--- BEGIN ---
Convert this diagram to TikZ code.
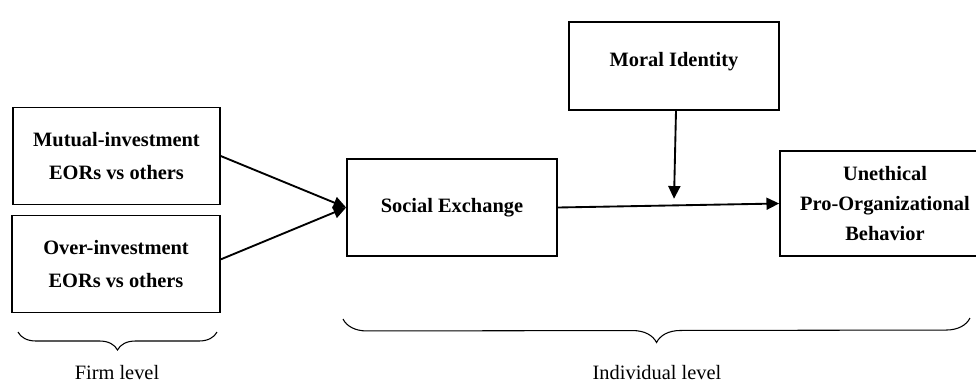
\documentclass[tikz,border=0pt]{standalone}
\usepackage{fontspec}
\setmainfont{Liberation Serif}
\usetikzlibrary{arrows.meta, decorations.pathreplacing, calc}
\tikzset{
    box/.style={draw, line width=1.3pt, rectangle, minimum width=157.5pt, minimum height=72.75pt, align=center, font=\fontsize{15.3}{24.75}\selectfont\bfseries},
    arrow/.style={line width=1.4pt, -{Triangle[length=9.5pt, width=9pt]}},
    level/.style={font=\fontsize{15.3}{18}\selectfont},
    brace/.style={decorate, line width=0.8pt, decoration={brace, mirror, amplitude=#1}}
}

\begin{document}
\begin{tikzpicture}[x=0.75pt, y=-0.75pt]
\useasboundingbox (0,0) rectangle (976,386);
\clip (0,0) rectangle (976,386);
\node[box, minimum width=155pt] (mutual) at (116.5,156) {Mutual-investment\\EORs vs others};
\node[box, minimum width=156pt] (over) at (116,264) {Over-investment\\EORs vs others};
\node[box] (social) at (452,207.5) {Social Exchange};
\node[box, minimum height=66pt, text depth=10pt] (moral) at (674,66) {Moral Identity};
\node[box, minimum height=78.75pt, font=\fontsize{15.3}{22.5}\selectfont\bfseries] (uneth) at (885,203.5) {Unethical\\Pro-Organizational\\Behavior};
\draw[arrow] (mutual.east) -- (social.west);
\draw[arrow] ([yshift=3.5pt]over.east) -- (social.west);
\draw[arrow] (social.east) -- (uneth.west);
\coordinate (modpt) at ($(social.east)!0.525!(uneth.west)$);
\draw[arrow] ([xshift=1.5pt]moral.south) -- ([yshift=5pt]modpt);
% level braces
\coordinate (firmL) at (18,332);
\coordinate (firmR) at (217,332);
\draw[brace=13.5pt] (firmL) -- (firmR);
\node[level] (firm) at (117,373) {Firm level};
\coordinate (indL) at (343,319);
\coordinate (indR) at (970,318);
\draw[brace=18pt] (indL) -- (indR);
\node[level] (indiv) at (657,373) {Individual level};
\end{tikzpicture}
\end{document}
--- END ---
Print the complete listing exactly, apart from any pictures.

Convert this diagram to TikZ code.
\documentclass[tikz,border=0pt]{standalone}
\usepackage{fontspec}
\setmainfont{Liberation Serif}
\usetikzlibrary{arrows.meta, decorations.pathreplacing, calc}
\tikzset{
    box/.style={draw, line width=1.3pt, rectangle, minimum width=157.5pt, minimum height=72.75pt, align=center, font=\fontsize{15.3}{24.75}\selectfont\bfseries},
    arrow/.style={line width=1.4pt, -{Triangle[length=9.5pt, width=9pt]}},
    level/.style={font=\fontsize{15.3}{18}\selectfont},
    brace/.style={decorate, line width=0.8pt, decoration={brace, mirror, amplitude=#1}}
}

\begin{document}
\begin{tikzpicture}[x=0.75pt, y=-0.75pt]
\useasboundingbox (0,0) rectangle (976,386);
\clip (0,0) rectangle (976,386);
\node[box, minimum width=155pt] (mutual) at (116.5,156) {Mutual-investment\\EORs vs others};
\node[box, minimum width=156pt] (over) at (116,264) {Over-investment\\EORs vs others};
\node[box] (social) at (452,207.5) {Social Exchange};
\node[box, minimum height=66pt, text depth=10pt] (moral) at (674,66) {Moral Identity};
\node[box, minimum height=78.75pt, font=\fontsize{15.3}{22.5}\selectfont\bfseries] (uneth) at (885,203.5) {Unethical\\Pro-Organizational\\Behavior};
\draw[arrow] (mutual.east) -- (social.west);
\draw[arrow] ([yshift=3.5pt]over.east) -- (social.west);
\draw[arrow] (social.east) -- (uneth.west);
\coordinate (modpt) at ($(social.east)!0.525!(uneth.west)$);
\draw[arrow] ([xshift=1.5pt]moral.south) -- ([yshift=5pt]modpt);
% level braces
\coordinate (firmL) at (18,332);
\coordinate (firmR) at (217,332);
\draw[brace=13.5pt] (firmL) -- (firmR);
\node[level] (firm) at (117,373) {Firm level};
\coordinate (indL) at (343,319);
\coordinate (indR) at (970,318);
\draw[brace=18pt] (indL) -- (indR);
\node[level] (indiv) at (657,373) {Individual level};
\end{tikzpicture}
\end{document}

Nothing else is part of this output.